FOR THESE GIRLS, DEATH IS THE ONLY ESCAPE!
As part of its growing Asian Cult Cinema Collection line, Synapse Films has just released the tame (relative to its subgenre) 2005 J-Horror title Gurozuka directed by Yoichi Nishiyama. Anytime I review a foreign title without an English language dub (as Gurozuka's DVD is packaged), I feel obligated to start off by acknowledging that fact. Reading subtitles doesn't bother me, but I know many film enthusiasts who refuse to do so. If you fall into that camp, this first U.S. home video release of Gurozuka just is not for you.
Synapse's back cover blurb for Gurozuka likens it to such horror film classics as The Ring and Wes Craven's Scream. The comparisons are fair in terms of Gurozuka's plot, but let's be honest, the movie is nowhere near those touchstones in terms of quality.

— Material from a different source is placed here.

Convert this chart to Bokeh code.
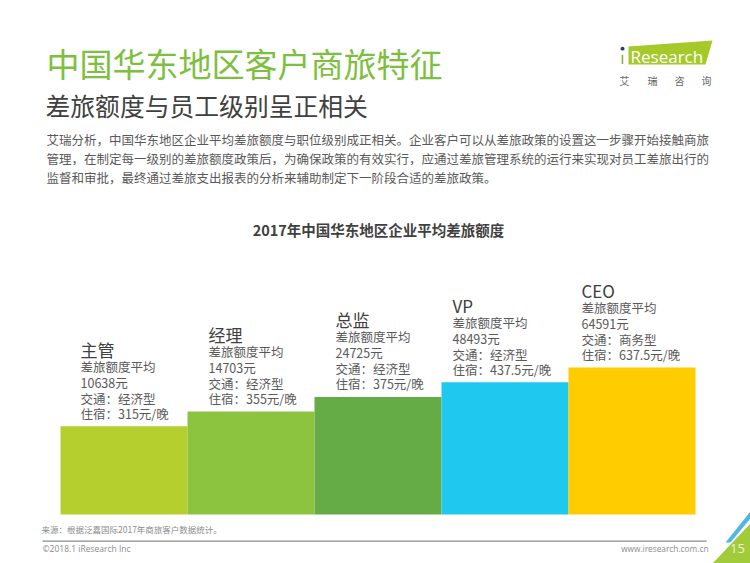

Gurozuka tells the tale of a small group of young female students (it wasn't particularly clear if they were high school or college-aged) who reform a dormant movie-making club. It seems that seven years earlier, the original members of the club were filming out in the woods when one disappeared and another went insane. In any case, two members of the now-resurrected club find 8 MM footage from that earlier shoot showing a woman in a deigan mask killing another member. Displaying typical horror movie logic, the girls decide it would be a great idea if they all motored over to the creepy abandoned lodge in the middle of nowhere where this footage was shot to do their own filming. So, with their teacher Ms. Yoko - apparently a member of the original club when she was younger - in tow as a chaperone, they pack themselves into a van and drive off. Surprise of surprises, things do not go well for the pack of amateur movie makers - as they're menaced, eventually, by a figure in a blood-stained deigan mask similar to the one in the 8 MM footage.
So yeah, the set-up of Gurozuka reflects The Ring with its haunting video (the girls transfer the 8 MM film to videotape to show the others) and Scream with its film-obsessed characters. Its premise is solid, albeit derivative, and the killer's deigan mask is simple yet effective in design, like a lot of slasher film antagonists' masks over the years.
However, the film itself was a bore for a good chunk of its running time. I'm always in favor of character development in horror films, an aspect that many choose to ignore, but Gurozuka expends too much emphasis on the girls' bickering and in-fighting. The all-female cast themselves are fine, but the script makes their characters out to be largely unsympathetic. Watching girls squabble over who may or may not be a lesbian, or one feeding another poisonous mushrooms in retaliation, just does not build much sympathy. And, it takes way too long for the masked figure to do much menacing outside of quick jump scares and momentary "nightmare" moments. This is a horror film, after all. That's one of the reasons I used the adjective tame to describe this film in the opening paragraph. Some bloodletting does occur, sometimes off-screen, and the finale is suitably intense - but it's a far cry from the gruesome opuses J-Horror fans may be accustomed to. The film is not rated, but I didn't think the violence here rose much above PG-13 levels.
So, over all, Gurozuka does offer up some tense moments, but its build-up is too slow and its characters unengaging. Horror hounds who are really into Asian fare may want to check it out - but this import is definitely for cult audiences only. Rent it, if you're curious.
Synapse Films gives Gurozuka an anamorphic widescreen presentation with a 1.85:1 aspect ratio. The film looked decent enough, with strong colors and details.
The lone audio track is a lean and mean Dolby Digital 2.0 Stereo affair in the native Japanese language. Dialogue is always clear, but the film's score comes off as aggressively overbearing, especially in scare and action scenes. Optional subtitles are available in English.
The main extra is a Making Of featurette (23:01) that focuses on the all-female cast members as they joke around on set and at the after party. They also complain about the cold weather (the film was shot in February around Valentine's Day) and a flu that was going around. Subtitles are provided, and the extra is in a 1.33:1 aspect ratio. In addition, the DVD has a trailer for Gurozuka itself.
Synapse Films may be correct in advertising the latest addition to their Asian Cult Cinema Collection, 2005's Gurozuka, as being "in the tradition of Scream and genre-bending Japanese classic, The Ring" - but perhaps there's a reason that it took seven years for this import to make its way to the United States. The plot is fairly derivative. Some effective scares are present in the finale, but the film needed more from its deigan-masked antagonist and less from its unengaging characters. Still, cult fans of J-Horror may want to check it out, so I'll go with a "Rent It" recommendation.